For many Kansas University basketball fans, Saturday night's tough season-ending NCAA Tournament loss to UCLA felt like a kick to the gut.
"We're feeling pretty sad. I just really thought this was their year," said Lindsay Ferrell, a Lawrence resident who works in the development office at Baker University in Baldwin City.
Fans couldn't help but ask questions a day after their team was eliminated from the tournament, one win shy of the Final Four.
As the Jayhawk flags still flew on some Lawrence homes and businesses Sunday, even the most optimistic thoughts surrounding the team for next year came with uncertainty.
"I hope that none of them go off to the NBA," said Alicia Adams, a Lawrence pediatric nurse.
Before some fans could think that far ahead, they relayed stories about how quiet Massachusetts Street became Saturday night and aired a few grievances about watching the Jayhawks score only 55 points in the loss after such a successful season when they lit up many scoreboards.
"I don't think they are used to going up against a defensive buzz saw," said Joe Ortiz, a barber at Rex's Stadium Barber Shop, 1033 Mass.
"I thought they were going to win, but that second half, it didn't look too great," said Ko Vichith, a Wichita resident who spent the weekend in Lawrence with friends.
Although several people said they were happy that KU advanced so far compared with the 2005 and 2006 first-round upset losses, many fans wondered what could have been after a successful 33-5 season that abruptly came to a halt in San Jose, Calif.
"It was obviously frustrating. We could have done a lot more," said Kevin Bell, a Frontenac junior studying sports management at KU.
Because many Lawrence residents have an emotional investment in KU basketball, the Rev. Nate Rovenstine on Sunday morning had to cheer up several members of his congregation at Lawrence Wesleyan Church, 3705 Clinton Parkway, including himself.

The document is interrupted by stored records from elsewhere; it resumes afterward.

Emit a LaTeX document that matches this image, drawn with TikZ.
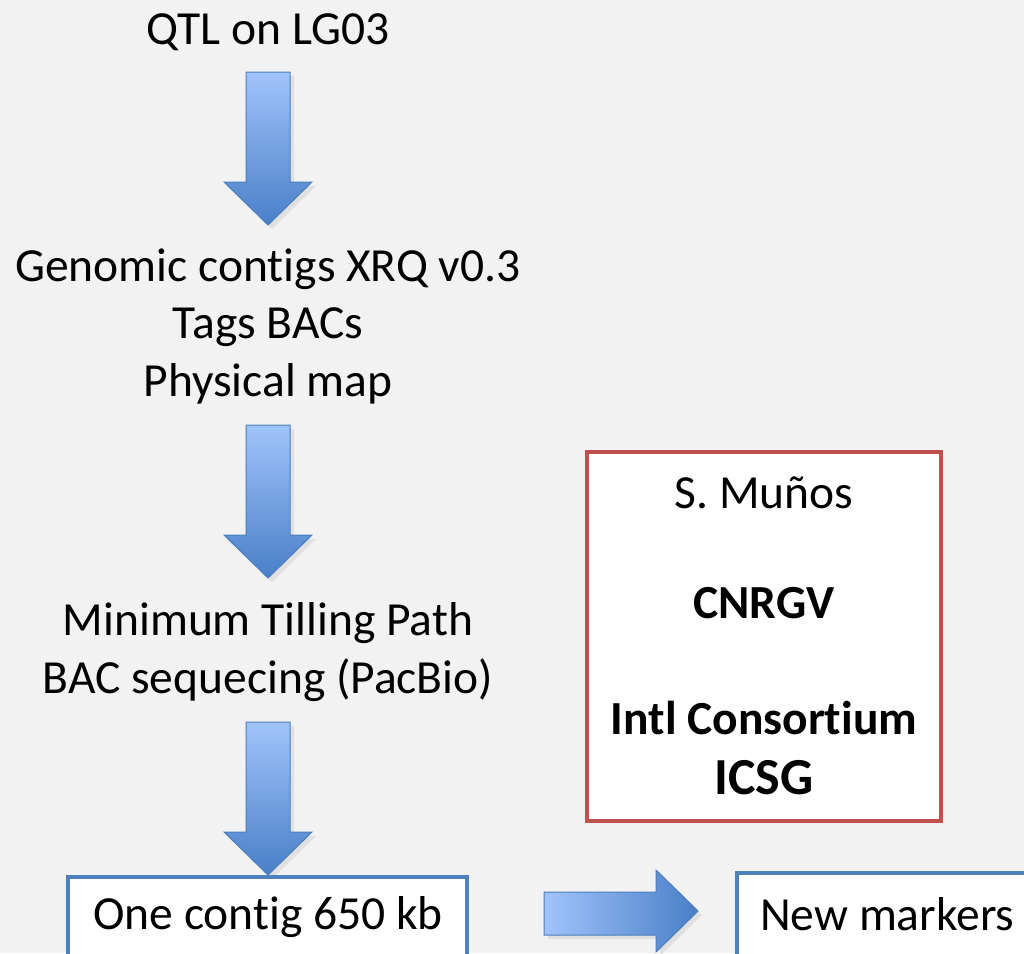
\documentclass[tikz,border=0pt]{standalone}
\usepackage{fontspec}
\setmainfont{Carlito}[RawFeature={-liga}]
\begin{document}
\begin{tikzpicture}[x=1pt,y=-1pt,
  txt/.style={inner sep=0pt, align=center, font=\fontsize{47.5}{57.5}\selectfont},
  boldtxt/.style={inner sep=0pt, font=\fontsize{47.5}{57}\selectfont\bfseries},
  bluebox/.style={draw=boxblue, line width=3.5pt, fill=white},
  blockarrow/.style={draw=arrowedge, line width=1pt, line join=miter},
  downfill/.style={top color=arrowlight, bottom color=arrowdark},
  rightfill/.style={left color=arrowlight, right color=arrowdark}]
\definecolor{bg}{HTML}{F2F2F2}
\definecolor{boxblue}{HTML}{4F81BD}
\definecolor{boxred}{HTML}{C0504D}
\definecolor{arrowlight}{HTML}{A0C4FA}
\definecolor{arrowdark}{HTML}{4A7FC9}
\definecolor{arrowedge}{HTML}{4A7EBB}
\fill[bg] (0,0) rectangle (1024,953);
\useasboundingbox (0,0) rectangle (1024,953);

% texts
\node[txt] (qtl) at (268,32) {QTL on LG03};
\node[txt] (genomic) at (268,326) {Genomic contigs XRQ v0.3\\Tags BACs\\Physical map};
\node[txt] (mtp) at (268,652) {Minimum Tilling Path\\BAC sequecing (PacBio)};

% down arrows
\foreach \t/\n in {72/a1,425/a2,722/a3}{
  \fill[black!12] (250,\t+4) -- (294,\t+4) -- (294,\t+114) -- (316,\t+114) -- (272,\t+157) -- (228,\t+114) -- (250,\t+114) -- cycle;
  \draw[blockarrow, downfill] (246,\t) coordinate (\n) -- (290,\t) -- (290,\t+110) -- (312,\t+110) -- (268,\t+153) -- (224,\t+110) -- (246,\t+110) -- cycle;
}

% bottom boxes
\draw[bluebox] (68,877) rectangle (467,970);
\node[txt] (contig) at (268,917) {One contig 650 kb};
\draw[bluebox] (737,873) rectangle (1040,970);
\node[txt, anchor=west] (markers) at (760,914) {New markers};

% right arrow
\fill[black!12] (548,896) -- (660,896) -- (660,874) -- (702,915) -- (660,956) -- (660,939) -- (548,939) -- cycle;
\draw[blockarrow, rightfill] (544,892) -- (656,892) -- (656,870) -- (698,911) -- (656,952) -- (656,935) -- (544,935) -- cycle;

% red box
\draw[draw=boxred, line width=3.5pt, fill=white] (587,452) rectangle (941,821);
\node[txt] (munos) at (764,493) {S. Muños};
\node[boldtxt] (cnrgv) at (764,603) {CNRGV};
\node[boldtxt] (intl) at (764,718) {Intl Consortium};
\node[inner sep=0pt, font=\fontsize{52}{60}\selectfont\bfseries] (icsg) at (764,778) {ICSG};
\end{tikzpicture}
\end{document}
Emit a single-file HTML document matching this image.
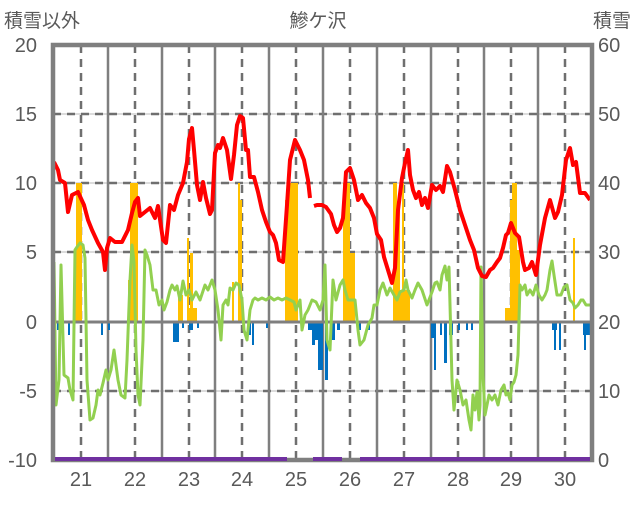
<!DOCTYPE html>
<html><head><meta charset="utf-8"><style>
body{margin:0;background:#fff;}
svg text{font-family:"Liberation Sans","Noto Sans CJK JP",sans-serif;fill:#595959;}
</style></head><body>
<svg width="636" height="501" viewBox="0 0 636 501" xmlns="http://www.w3.org/2000/svg">
<rect width="636" height="501" fill="#fff"/>
<g stroke="#d0d0d0" stroke-width="1.5">
<line x1="53" y1="114" x2="592" y2="114"/><line x1="53" y1="183" x2="592" y2="183"/><line x1="53" y1="252" x2="592" y2="252"/><line x1="53" y1="391" x2="592" y2="391"/>
</g>
<g stroke="#6f6f6f" stroke-width="2.5" stroke-dasharray="8,6">
<line x1="53" y1="114" x2="592" y2="114"/><line x1="53" y1="183" x2="592" y2="183"/><line x1="53" y1="252" x2="592" y2="252"/><line x1="53" y1="391" x2="592" y2="391"/>
<line x1="81" y1="45" x2="81" y2="460"/><line x1="135" y1="45" x2="135" y2="460"/><line x1="189" y1="45" x2="189" y2="460"/><line x1="242" y1="45" x2="242" y2="460"/><line x1="296" y1="45" x2="296" y2="460"/><line x1="350" y1="45" x2="350" y2="460"/><line x1="404" y1="45" x2="404" y2="460"/><line x1="458" y1="45" x2="458" y2="460"/><line x1="511" y1="45" x2="511" y2="460"/><line x1="565" y1="45" x2="565" y2="460"/>
</g>
<g stroke="#7f7f7f" stroke-width="2.5">
<line x1="108" y1="45" x2="108" y2="460"/><line x1="162" y1="45" x2="162" y2="460"/><line x1="215" y1="45" x2="215" y2="460"/><line x1="269" y1="45" x2="269" y2="460"/><line x1="323" y1="45" x2="323" y2="460"/><line x1="377" y1="45" x2="377" y2="460"/><line x1="431" y1="45" x2="431" y2="460"/><line x1="484" y1="45" x2="484" y2="460"/><line x1="538" y1="45" x2="538" y2="460"/>
</g>
<g fill="#ffc000">
<rect x="74" y="265" width="2" height="57"/><rect x="76" y="183" width="6" height="139"/>
<rect x="128" y="280" width="2" height="42"/><rect x="130" y="183" width="8" height="139"/>
<rect x="178" y="295" width="5" height="27"/><rect x="187" y="238" width="2" height="84"/><rect x="190" y="253" width="3" height="69"/><rect x="189" y="308" width="8" height="14"/>
<rect x="232" y="282" width="2" height="40"/><rect x="238" y="183" width="2" height="139"/><rect x="240" y="200" width="2" height="122"/>
<rect x="285" y="200" width="4" height="122"/><rect x="289" y="183" width="9" height="139"/>
<rect x="343" y="183" width="7" height="139"/><rect x="350" y="253" width="5" height="69"/>
<rect x="393" y="183" width="4" height="139"/><rect x="397" y="210" width="3" height="112"/><rect x="402" y="183" width="2" height="139"/><rect x="400" y="290" width="10" height="32"/>
<rect x="505" y="308" width="5" height="14"/><rect x="510" y="200" width="2" height="122"/><rect x="512" y="183" width="5" height="139"/><rect x="517" y="250" width="3" height="72"/>
<rect x="573" y="238" width="2" height="84"/>
</g>
<g fill="#0070c0">
<rect x="54" y="322" width="2" height="83"/><rect x="57" y="322" width="2" height="8"/><rect x="62" y="322" width="2" height="13"/><rect x="68" y="322" width="2" height="13"/><rect x="101" y="322" width="2" height="13"/><rect x="108" y="322" width="2" height="8"/>
<rect x="173" y="322" width="6" height="20"/><rect x="182" y="322" width="2" height="6"/><rect x="189" y="322" width="4" height="8"/><rect x="197" y="322" width="2" height="6"/>
<rect x="249" y="322" width="2" height="13"/><rect x="252" y="322" width="2" height="23"/><rect x="266" y="322" width="2" height="6"/>
<rect x="308" y="322" width="4" height="8"/><rect x="312" y="322" width="3" height="23"/><rect x="315" y="322" width="3" height="18"/><rect x="318" y="322" width="5" height="48"/><rect x="325" y="322" width="3" height="58"/><rect x="330" y="322" width="5" height="18"/><rect x="337" y="322" width="3" height="8"/>
<rect x="359" y="322" width="2" height="8"/><rect x="368" y="322" width="2" height="8"/>
<rect x="431" y="322" width="4" height="16"/><rect x="434" y="322" width="2" height="48"/><rect x="440" y="322" width="2" height="13"/><rect x="444" y="322" width="3" height="41"/><rect x="449" y="322" width="4" height="13"/><rect x="458" y="322" width="2" height="8"/><rect x="466" y="322" width="2" height="8"/><rect x="471" y="322" width="2" height="8"/>
<rect x="552" y="322" width="5" height="8"/><rect x="554" y="322" width="2" height="28"/><rect x="559" y="322" width="2" height="28"/><rect x="583" y="322" width="7" height="13"/><rect x="584" y="322" width="2" height="28"/>
</g>
<line x1="53" y1="322" x2="592" y2="322" stroke="#7f7f7f" stroke-width="3"/>
<polyline fill="none" stroke="#92d050" stroke-width="3" stroke-linejoin="round" points="54,262 56,405 59,380 61,265 64,375 68,378 70,390 73,400 75,250 77,247 80,243 83,245 85,258 87,380 90,420 93,418 96,405 98,390 100,395 103,383 106,370 108,380 111,370 114,350 116,365 118,380 121,395 125,398 127,360 130,280 132,245 134,262 136,350 138,395 140,405 143,340 145,250 147,255 150,265 153,290 156,290 159,305 162,300 164,310 167,302 170,290 172,285 175,290 177,286 180,300 183,281 186,295 189,290 192,300 196,292 200,300 205,285 208,290 212,280 215,290 218,310 220,330 221,340 223,305 226,300 228,305 230,288 233,290 236,283 239,285 242,300 244,330 247,340 250,310 253,300 255,298 258,300 262,298 266,300 270,297 274,300 278,298 282,300 286,298 290,300 294,302 296,310 300,300 302,330 305,315 308,310 312,300 316,302 320,310 323,300 325,265 327,340 330,350 333,280 336,300 340,285 343,280 345,290 348,300 352,300 355,300 358,330 360,345 364,340 368,325 372,318 374,305 377,305 380,290 383,283 387,295 390,288 394,295 397,300 400,292 404,290 406,280 408,290 412,298 415,290 418,283 422,290 427,305 432,292 435,283 437,282 440,290 442,275 445,266 447,280 449,267 452,380 454,410 457,380 460,390 463,405 466,400 469,420 471,430 473,395 475,410 477,392 479,420 480,405 481,267 483,375 485,415 487,405 489,395 492,400 495,395 498,405 501,390 504,385 506,395 508,393 510,400 512,385 514,382 516,375 518,355 520,285 522,290 525,285 527,295 530,290 533,295 536,285 539,295 542,300 545,295 547,290 550,270 552,261 554,275 557,295 561,295 564,287 567,285 570,300 573,303 575,308 578,305 581,300 583,300 586,305 590,305"/>
<g fill="none" stroke="#ff0000" stroke-width="4" stroke-linejoin="round">
<polyline points="54,162 58,170 60,180 65,183 68,212 72,195 78,192 84,205 88,220 92,230 98,243 103,252 105,270 107,248 110,238 115,242 122,242 128,230 132,213 135,202 138,198 140,216 145,212 150,208 155,218 158,206 163,240 166,243 170,205 174,210 178,195 183,183 187,162 189,139 192,128 194,150 197,185 200,200 203,182 206,198 210,214 212,210 215,153 218,145 220,148 223,138 227,150 231,179 234,155 237,125 240,116 243,118 246,150 248,150 250,177 254,177 258,192 262,210 266,222 270,232 273,235 276,243 279,260 283,262 287,205 290,160 295,140 300,150 304,160 308,180 310,198"/>
<polyline points="314,206 317,205 322,205 326,207 331,214 334,225 337,232 340,228 343,218 346,172 350,168 354,180 358,200 362,195 366,203 370,208 374,218 377,234 381,240 384,257 388,270 392,283 395,268 398,210 402,178 405,163 408,150 410,175 413,190 416,198 419,192 422,205 425,198 428,208 432,185 436,190 440,186 443,192 447,166 450,172 455,190 460,210 466,228 470,240 474,250 478,268 482,276 486,277 490,270 493,268 497,262 500,258 503,248 506,235 508,233 511,223 515,233 519,237 523,262 525,270 529,268 532,262 536,275 540,245 545,218 550,200 555,218 558,212 562,195 566,160 570,148 573,165 576,162 580,193 585,193 590,200"/>
</g>
<rect x="53" y="45" width="539" height="415" fill="none" stroke="#7f7f7f" stroke-width="4.5"/>
<g stroke="#7030a0" stroke-width="4"><line x1="55" y1="459" x2="287" y2="459"/><line x1="313" y1="459" x2="342" y2="459"/><line x1="360" y1="459" x2="590" y2="459"/></g>
<g font-size="20" text-anchor="end">
<text x="37" y="52">20</text><text x="37" y="121">15</text><text x="37" y="190">10</text><text x="37" y="259">5</text><text x="37" y="329">0</text><text x="37" y="398">-5</text><text x="37" y="467">-10</text>
</g>
<g font-size="20" text-anchor="start">
<text x="598" y="52">60</text><text x="598" y="121">50</text><text x="598" y="190">40</text><text x="598" y="259">30</text><text x="598" y="329">20</text><text x="598" y="398">10</text><text x="598" y="467">0</text>
</g>
<g font-size="20" text-anchor="middle">
<text x="81" y="486">21</text><text x="135" y="486">22</text><text x="189" y="486">23</text><text x="242" y="486">24</text><text x="296" y="486">25</text><text x="350" y="486">26</text><text x="404" y="486">27</text><text x="458" y="486">28</text><text x="511" y="486">29</text><text x="565" y="486">30</text>
</g>
<text x="4" y="27" font-size="19">積雪以外</text>
<text x="318" y="27" font-size="19" text-anchor="middle">鰺ケ沢</text>
<text x="631" y="27" font-size="19" text-anchor="end">積雪</text>
</svg>
</body></html>
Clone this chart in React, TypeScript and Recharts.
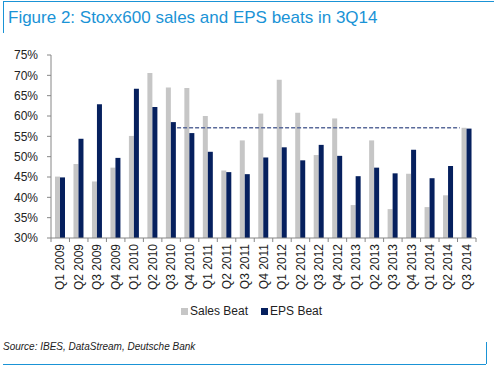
import React from 'react';
import { BarChart, Bar, XAxis, YAxis, ReferenceLine } from 'recharts';

const quarters = [
  'Q1 2009', 'Q2 2009', 'Q3 2009', 'Q4 2009',
  'Q1 2010', 'Q2 2010', 'Q3 2010', 'Q4 2010',
  'Q1 2011', 'Q2 2011', 'Q3 2011', 'Q4 2011',
  'Q1 2012', 'Q2 2012', 'Q3 2012', 'Q4 2012',
  'Q1 2013', 'Q2 2013', 'Q3 2013', 'Q4 2013',
  'Q1 2014', 'Q2 2014', 'Q3 2014',
];

const salesBeat = [
  45.1, 48.2, 43.9, 47.3, 55.1, 70.6, 67.0, 66.9, 60.0, 46.6, 54.0, 60.6,
  68.9, 60.8, 50.4, 59.4, 38.1, 54.0, 37.1, 45.8, 37.6, 40.5, 57.1,
];

const epsBeat = [
  44.9, 54.4, 62.9, 49.7, 66.7, 62.2, 58.5, 55.8, 51.2, 46.2, 45.7, 49.8,
  52.3, 49.1, 52.9, 50.2, 45.2, 47.3, 45.9, 51.7, 44.7, 47.7, 56.9,
];

const yTicks = [30, 35, 40, 45, 50, 55, 60, 65, 70, 75];

// average line across the last part of the sample
const avgLevel = 57.1;
const avgFrom = 'Q3 2010';
const avgTo = 'Q3 2014';

const data = quarters.map((q, i) => ({ q, sales: salesBeat[i], eps: epsBeat[i] }));

const FONT = '"Liberation Sans", Arial, sans-serif';
const BLUE = '#1a93d6';
const SALES = '#c6c6c6';
const EPS = '#06205e';
const plotLeft = 51;
const plotRight = 476;
const band = (plotRight - plotLeft) / quarters.length;

const XTick = (props: any) => {
  const { x, y, payload, index } = props;
  const axisY = y - 6;
  return (
    <g>
      <line x1={x - band / 2} x2={x - band / 2} y1={axisY} y2={axisY + 4} stroke="#868686" />
      {index === quarters.length - 1 && (
        <line x1={x + band / 2} x2={x + band / 2} y1={axisY} y2={axisY + 4} stroke="#868686" />
      )}
      <text
        x={x}
        y={y}
        transform={`rotate(-90 ${x} ${y})`}
        textAnchor="end"
        dy="0.35em"
        fontSize={12}
        fontFamily={FONT}
        fill="#222"
      >
        {payload.value}
      </text>
    </g>
  );
};

const AvgLine = (props: any) => {
  const { x1, x2, y1, y2 } = props;
  return (
    <line
      x1={x1 + 6}
      x2={x2 - 7}
      y1={y1}
      y2={y2}
      stroke="#5a6a9a"
      strokeWidth={1.5}
      strokeDasharray="4 2"
    />
  );
};

export default function App() {
  return (
    <div style={{ position: 'absolute', left: 0, top: 0, width: 494, height: 368, background: '#fff', fontFamily: FONT }}>
      {/* title frame */}
      <div style={{ position: 'absolute', left: 3, top: 1, width: 491, height: 0, borderTop: `1px solid ${BLUE}` }} />
      <div style={{ position: 'absolute', left: 3, top: 1, width: 0, height: 32, borderLeft: `1px solid ${BLUE}` }} />
      <div style={{ position: 'absolute', left: 8, top: 8, fontSize: 17, color: BLUE, whiteSpace: 'nowrap' }}>
        Figure 2: Stoxx600 sales and EPS beats in 3Q14
      </div>

      <div style={{ position: 'absolute', left: 0, top: 0 }}>
        <BarChart
          width={494}
          height={300}
          data={data}
          margin={{ top: 55, right: 494 - plotRight, bottom: 0, left: 0 }}
          barGap={0}
          barSize={5}
        >
          <XAxis
            dataKey="q"
            interval={0}
            height={62}
            tickSize={4}
            tickMargin={2}
            tickLine={false}
            stroke="#868686"
            tick={<XTick />}
          />
          <YAxis
            domain={[30, 75]}
            ticks={yTicks}
            width={plotLeft}
            interval={0}
            tickSize={4}
            tickMargin={9}
            stroke="#868686"
            tickFormatter={(v: number) => `${v}%`}
            tick={{ fontSize: 12, fill: '#222', fontFamily: FONT }}
            allowDataOverflow
          />
          <Bar id="bar0-sales" dataKey="sales" name="Sales Beat" fill={SALES} isAnimationActive={false} />
          <Bar id="bar1-eps" dataKey="eps" name="EPS Beat" fill={EPS} isAnimationActive={false} />
          <ReferenceLine
            segment={[{ x: avgFrom, y: avgLevel }, { x: avgTo, y: avgLevel }]}
            shape={<AvgLine />}
          />
        </BarChart>
      </div>

      {/* legend */}
      <div style={{ position: 'absolute', left: 181, top: 304, display: 'flex', alignItems: 'center', fontSize: 12, color: '#222', whiteSpace: 'nowrap' }}>
        <span style={{ width: 7, height: 7, background: SALES, marginRight: 2 }} />
        <span>Sales Beat</span>
        <span style={{ width: 7, height: 7, background: EPS, marginLeft: 13, marginRight: 2 }} />
        <span>EPS Beat</span>
      </div>

      {/* source frame */}
      <div style={{ position: 'absolute', left: 3, top: 341, fontSize: 10, fontStyle: 'italic', color: '#222' }}>
        Source: IBES, DataStream, Deutsche Bank
      </div>
      <div style={{ position: 'absolute', left: 3, top: 364, width: 483, height: 0, borderTop: `1px solid ${BLUE}` }} />
      <div style={{ position: 'absolute', left: 486, top: 342, width: 0, height: 22, borderLeft: `1px solid ${BLUE}` }} />
    </div>
  );
}
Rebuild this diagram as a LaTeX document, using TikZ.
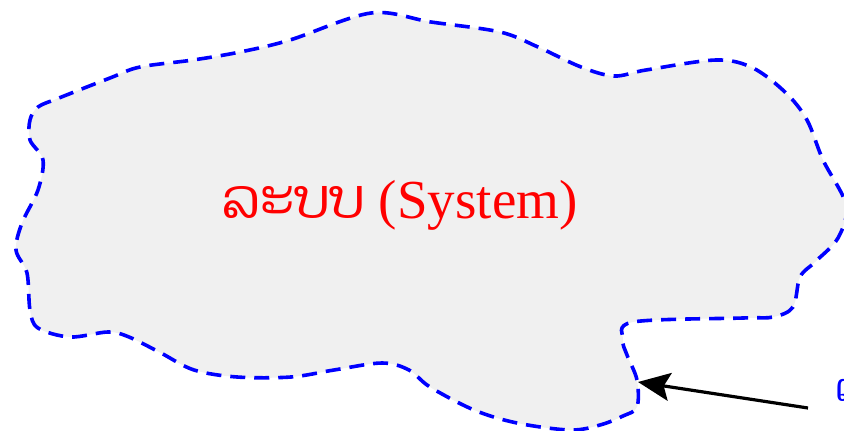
\documentclass[tikz,border=0pt]{standalone}
\usepackage{fontspec}
\setmainfont{Liberation Serif}
\newfontfamily\laofont[Script=Lao]{Dhyana}
\usetikzlibrary{arrows.meta}
\definecolor{areagray}{RGB}{240,240,240}
\tikzset{
  >=Stealth,
  sysarea/.style={draw=blue,fill=areagray,line width=3.6pt,
                  dash pattern=on 15pt off 9pt},
  systxt/.style={text=red,font=\fontsize{55}{60}\selectfont},
  bndtxt/.style={text=blue,anchor=west,font=\fontsize{38}{40}\selectfont\laofont},
  arr/.style={-{Stealth[length=32pt,width=28pt,inset=6pt]},line width=3.2pt},
}
\begin{document}
\begin{tikzpicture}[x=1pt,y=-1pt]
    \useasboundingbox (0,0) rectangle (844,431);
    \clip (0,0) rectangle (844,431);

    % system area
    \draw[sysarea] plot[smooth cycle,tension=0.55] coordinates {
      (371,13) (431,22) (500,32) (538,47) (581,67) (614,76) (646,70)
      (716,60) (753,68) (786,93) (807,120) (823,160) (846,205)
      (838,238) (815,262) (800,277) (793,307) (773,317) (743,318)
      (633,322) (623,340) (627,355) (637,380) (637,407) (623,416)
      (600,425) (570,430) (517,423) (474,410) (430,387) (409,370)
      (382,363) (334,370) (291,377) (237,377) (194,370) (161,353)
      (129,337) (108,332) (70,337) (38,328) (30,310) (27,273)
      (16,250) (22,223) (38,190) (43,160) (30,140) (30,120)
      (38,107) (59,98) (110,78) (140,67) (193,60) (240,52)
      (290,40)};

    \node[systxt] (sys) at (400,205) {{\laofont ລະບບ} (System)};

    % boundary label
    \node[bndtxt] (bnd) at (832,390) {ເ};
    \coordinate (tail) at (808,408);
    \coordinate (head) at (638,382);
    \draw[arr] (tail) -- (head);
\end{tikzpicture}
\end{document}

He said he briefly and lightly mentioned the game in his sermon and that often a disappointment involving the Jayhawks can bring focus back to other more pressing issues in people's lives.
"I try to take it as a chance to talk about the real values we should have in life. But, at the same time, it was a little bit of a somber mood," said Rovenstine, the church's lead pastor.
Some fans could look past the pain to celebrate KU's accomplishments this year.
"Well, I think they had an awesome season. They really did," said Adams, the pediatric nurse.
Others weren't yet in the mood to think about a 2007-2008 KU team and its potential.
"No, sorry, no," said Bell, the KU junior.